Segundo Domingo de Cuaresma - B
En este segundo domingo de Cuaresma, siguiendo el camino hacia la Pascua, nos encontramos la Transfiguración del Señor en el monte Tabor.
El domingo pasado lo veíamos en el desierto preparándose para la Misión que el Padre le había encomendado, hoy, lo vemos ya metido de lleno en la vida pública, en la misión, acompañado del grupo de seguidores más íntimos, Pedro, Santiago y Juan. Jesús lleva a sus tres amigos a la montaña, al Tabor, para vivir una experiencia excepcional, su transfiguración. Es una escena maravillosa en la que encontramos varios elementos importantes; la montaña como lugar de encuentro con el Señor, los discípulos más íntimos, Elías y Moisés que representan el Antiguo Testamento, y la voz del Padre que dice “Este es mi Hijo amado, escuchadle”. En este entorno se realiza la transfiguración de Jesús, elemento importante que Pedro querría vivir siempre. “Qué bien se está aquí”, pero Jesús da un paso más y les invita a bajar del monte y meterse en la vida ordinaria, en la vida de todos los hombres y mujeres.

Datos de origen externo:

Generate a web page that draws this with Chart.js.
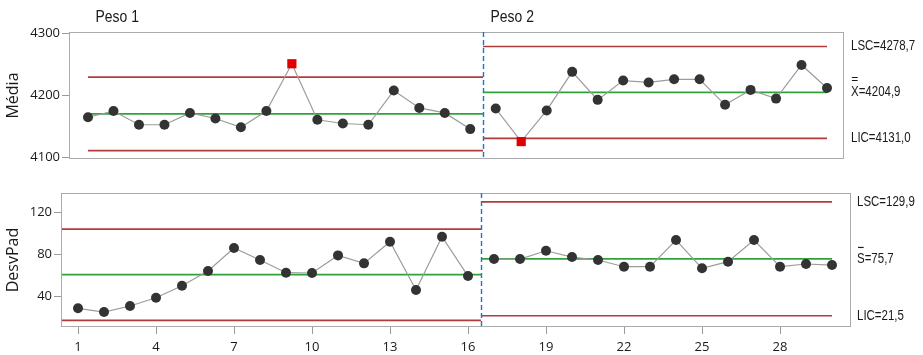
<!DOCTYPE html>
<html>
<head>
<meta charset="utf-8">
<script src="https://cdn.jsdelivr.net/npm/chart.js@4.4.1/dist/chart.umd.min.js"></script>
<style>
  html, body { margin: 0; padding: 0; background: #fff; }
  .pane { position: absolute; left: 0; width: 923px; }
</style>
</head>
<body>
<div class="pane" style="top:0;height:175px"><canvas id="mean"></canvas></div>
<div class="pane" style="top:175px;height:180px"><canvas id="sd"></canvas></div>
<script>
// sample numbers and stages
const samples = [1, 2, 3, 4, 5, 6, 7, 8, 9, 10, 11, 12, 13, 14, 15, 16, 17, 18, 19, 20, 21, 22, 23, 24, 25, 26, 27, 28, 29, 30];
const stageNames = ['Peso 1', 'Peso 2'];
const stageSizes = [16, 14];

// Xbar chart
const meanValues = [4165, 4175, 4153, 4153, 4172, 4163, 4149, 4175, 4251, 4161, 4155, 4153, 4208, 4180, 4172, 4146,
                    4179, 4126, 4176, 4238, 4193, 4224, 4221, 4226, 4226, 4185, 4209, 4195, 4249, 4212];
const meanUCL = [4229.5, 4278.7];
const meanCL = [4170.4, 4204.9];
const meanLCL = [4111.3, 4131.0];
const meanTicks = [4100, 4200, 4300];

// S chart
const sdValues = [28.6, 25.0, 30.8, 38.7, 50.1, 64.1, 86.0, 74.6, 62.5, 62.2, 79.0, 71.4, 92.0, 46.0, 96.8, 59.3,
                  75.5, 75.5, 83.4, 77.4, 74.6, 68.2, 68.2, 93.6, 66.7, 73.0, 93.6, 68.2, 70.8, 69.8];
const sdUCL = [104.0, 129.9];
const sdCL = [60.6, 75.7];
const sdLCL = [17.2, 21.5];
const sdTicks = [40, 80, 120];

const xTicks = [1, 4, 7, 10, 13, 16, 19, 22, 25, 28];

const RED = '#b23b3b';
const GREEN = '#2fa33a';
const ARIAL = '"Liberation Sans", Arial, sans-serif';
const SANS = '"Open Sans", sans-serif';

const fmt = v => v.toFixed(1).replace('.', ',');

// narrow text: Arial squeezed horizontally
function narrowText(ctx, text, x, y) {
  const w = ctx.measureText(text).width;
  ctx.fillText(text, x, y, w * 0.82);
  return w * 0.82;
}

const starts = [];
stageSizes.reduce((n, s) => { starts.push(n); return n + s; }, 0);

const decor = {
  id: 'decor',
  afterDraw(chart) {
    const o = chart.options.plugins.decor;
    const { ctx, chartArea: a } = chart;
    const x = chart.scales.x;
    ctx.save();
    ctx.strokeStyle = '#ababab';
    ctx.lineWidth = 1;
    ctx.strokeRect(a.left + 0.5, a.top + 0.5, a.width - 1, a.height - 1);

    // stage dividers
    ctx.strokeStyle = '#1b74d4';
    ctx.lineWidth = 1.4;
    ctx.setLineDash([5, 3]);
    starts.slice(1).forEach(i => {
      const px = Math.round(x.getPixelForValue(samples[i] - 0.5)) + 0.5;
      ctx.beginPath();
      ctx.moveTo(px, a.top);
      ctx.lineTo(px, a.bottom + 1);
      ctx.stroke();
    });
    ctx.setLineDash([]);

    ctx.fillStyle = '#1a1a1a';
    ctx.textBaseline = 'middle';
    ctx.textAlign = 'left';
    if (o.titles) {
      ctx.font = '17px ' + ARIAL;
      stageNames.forEach((name, s) => {
        const x0 = s === 0 ? o.lineStart : samples[starts[s]] - 0.5;
        narrowText(ctx, name, x.getPixelForValue(x0) + 7.5, 17);
      });
    }

    // limit labels for the last stage
    const y = chart.scales.y;
    const last = stageSizes.length - 1;
    const lx = a.right + o.labelGap;
    ctx.font = '14px ' + ARIAL;
    narrowText(ctx, 'LSC=' + fmt(o.ucl[last]), lx, y.getPixelForValue(o.ucl[last]));
    narrowText(ctx, 'LIC=' + fmt(o.lcl[last]), lx, y.getPixelForValue(o.lcl[last]));
    const cy = y.getPixelForValue(o.cl[last]);
    narrowText(ctx, o.sym + '=' + fmt(o.cl[last]), lx, cy);
    const w = ctx.measureText(o.sym).width * 0.82;
    if (o.bars === 2) {
      ctx.font = '12px ' + ARIAL;
      ctx.textAlign = 'center';
      ctx.fillText('=', lx + w / 2, cy - 13);
    } else {
      ctx.fillRect(lx + 1, cy - 12, w - 2, 1.2);
    }
    ctx.restore();
  }
};

function makeChart(id, o) {
  const datasets = [];
  stageSizes.forEach((size, s) => {
    const x0 = s === 0 ? o.lineStart : samples[starts[s]] - 0.5;
    const x1 = s === stageSizes.length - 1 ? samples[samples.length - 1] : samples[starts[s] + size - 1] + 0.5;
    [[o.ucl, RED], [o.cl, GREEN], [o.lcl, RED]].forEach(([arr, col]) => {
      datasets.push({
        data: [{ x: x0, y: arr[s] }, { x: x1, y: arr[s] }],
        borderColor: col, borderWidth: 1.7, pointRadius: 0, order: 2
      });
    });
  });
  stageSizes.forEach((size, s) => {
    const pts = [];
    for (let i = starts[s]; i < starts[s] + size; i++) pts.push({ x: samples[i], y: o.values[i] });
    const out = c => {
      const p = pts[c.dataIndex];
      return p ? (p.y > o.ucl[s] || p.y < o.lcl[s]) : false;
    };
    datasets.push({
      data: pts,
      borderColor: '#9c9c9c', borderWidth: 1.2,
      pointStyle: c => out(c) ? 'rect' : 'circle',
      pointRadius: c => out(c) ? 6.5 : 5,
      pointBackgroundColor: c => out(c) ? '#e00000' : '#333',
      pointBorderWidth: 0,
      order: 1
    });
  });

  return new Chart(document.getElementById(id), {
    type: 'line',
    data: { datasets },
    plugins: [decor],
    options: {
      responsive: true,
      maintainAspectRatio: false,
      animation: false,
      events: [],
      layout: { padding: o.padding },
      plugins: {
        legend: { display: false },
        tooltip: { enabled: false },
        decor: o
      },
      scales: {
        x: {
          type: 'linear', min: o.xMin, max: o.xMax,
          display: o.showX,
          afterBuildTicks: sc => { sc.ticks = xTicks.map(v => ({ value: v })); },
          afterFit: sc => { sc.height = o.xHeight; },
          grid: { drawOnChartArea: false, tickLength: 7, color: '#9a9a9a' },
          border: { display: false },
          ticks: { autoSkip: false, maxRotation: 0, padding: 5, color: '#1a1a1a', font: { family: SANS, size: 13 },
                   callback: v => String(v) }
        },
        y: {
          min: o.yMin, max: o.yMax,
          afterBuildTicks: sc => { sc.ticks = o.yTicks.map(v => ({ value: v })); },
          afterFit: sc => { sc.width = o.yWidth; },
          grid: { drawOnChartArea: false, tickLength: 7, color: '#9a9a9a' },
          border: { display: false },
          ticks: { padding: 2, color: '#1a1a1a', font: { family: SANS, size: 13 }, callback: v => String(v) },
          title: { display: true, text: o.yTitle, color: '#1a1a1a', font: { family: SANS, size: 16 }, padding: { top: 4, bottom: 0 } }
        }
      }
    }
  });
}

makeChart('mean', {
  values: meanValues, ucl: meanUCL, cl: meanCL, lcl: meanLCL, yTicks: meanTicks,
  yMin: 4098, yMax: 4302, xMin: 0.254, xMax: 30.667, lineStart: 1,
  yTitle: 'Média', yWidth: 69, showX: false, xHeight: 0,
  padding: { top: 32, right: 79, bottom: 16, left: 0 },
  titles: true, labelGap: 7, sym: 'X', bars: 2
});

makeChart('sd', {
  values: sdValues, ucl: sdUCL, cl: sdCL, lcl: sdLCL, yTicks: sdTicks,
  yMin: 10.8, yMax: 138.4, xMin: 0.346, xMax: 30.73, lineStart: 0.346,
  yTitle: 'DesvPad', yWidth: 61, showX: true, xHeight: 28,
  padding: { top: 18, right: 72, bottom: 0, left: 0 },
  titles: false, labelGap: 6, sym: 'S', bars: 1
});
</script>
</body>
</html>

En el hoy de cada día, nosotros nos encontramos con momentos como este, podemos experimentar el sentirnos con gozo en acontecimientos especiales, y no querríamos que pasaran pero, la llamada a lo cotidiano, no exento de dificultades y nubarrones, nos hace entrar en la realidad, la situación mundial, global en la que vivimos, violencias, guerras, desigualdades e injusticias que reclaman nuestra atención y actuación y a la que cada uno debe responder según sus posibilidades.

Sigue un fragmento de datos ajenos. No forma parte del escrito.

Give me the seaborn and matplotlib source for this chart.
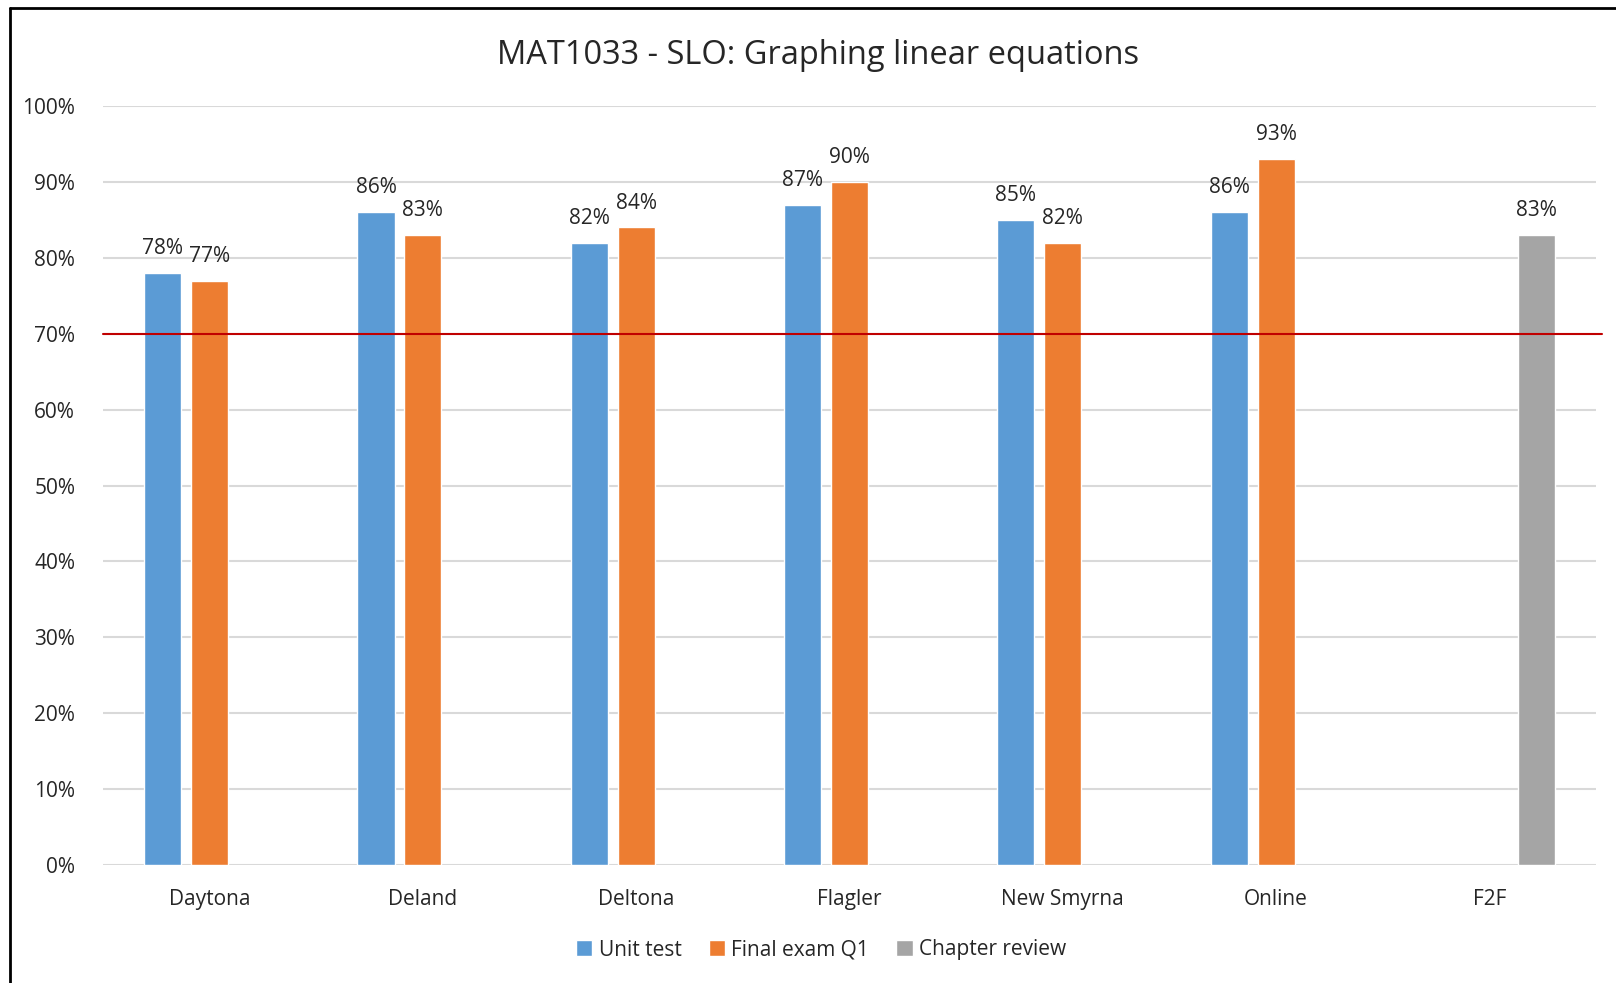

Otro punto importante que debemos tener en cuenta en este relato y en nuestra vida, es la “escucha”. Somos llamadas a escuchar a Jesús, a nadie más. Él es el Hijo amado de Dios. Es nuestro Maestro. Su voz es la única que hemos de escuchar. Las demás sólo nos han de llevar a Jesús. “Éste es mi Hijo amado; escuchadlo”, estas palabras del Padre, deben llegar a nuestro corazón como un mensaje de consuelo, de esperanza y de exigencia.
La cuaresma es el tiempo de dejar el valle y subir a la montaña en busca de soledad, de silencio y de contemplación. Es un tiempo especial para escuchar la Palabra y dejar que se asiente en nuestro interior como fermento de conversión y de vida nueva, y después… bajar al valle donde sufren, gozan y luchan nuestros hermanos, los hombres y las mujeres.

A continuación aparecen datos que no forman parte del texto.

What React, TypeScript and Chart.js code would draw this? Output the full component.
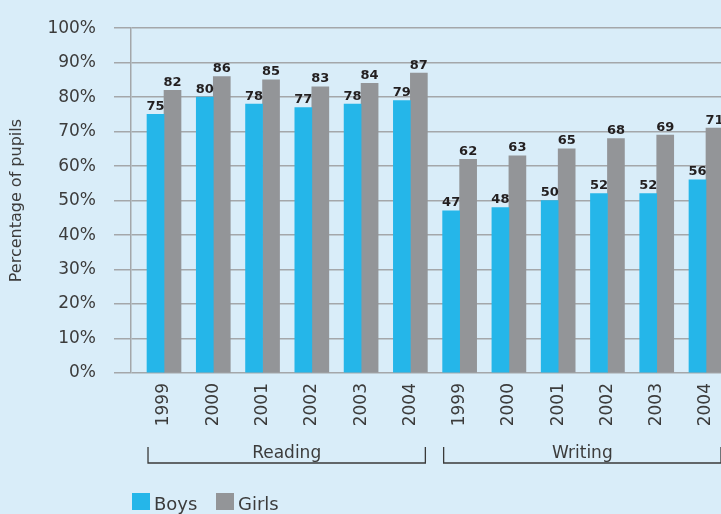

La transfiguración de Jesús nos ayuda a seguir caminando en nuestra cuaresma con Jesús hacia Jerusalén para participar en su muerte y resurrección (Mc 9,1-9). No tiene nada de extraño que los discípulos no comprendieran su sentido y se preguntaran qué significaba “resucitar de entre los muertos”. Estaba claro que no se trataba de una resurrección de un muerto como las que se cuentan en el Antiguo Testamento o las que realizó el mismo Jesús. En ellas, más que resurrección se trataba de una vuelta temporal a la vida para después volver a morir. La resurrección de Jesús, en cambio, significa la intervención definitiva de Dios para salvar a la humanidad. Jesús resucitado vive para siempre, para nunca más morir, y se ha convertido en causa de vida para todos los que creen en Él.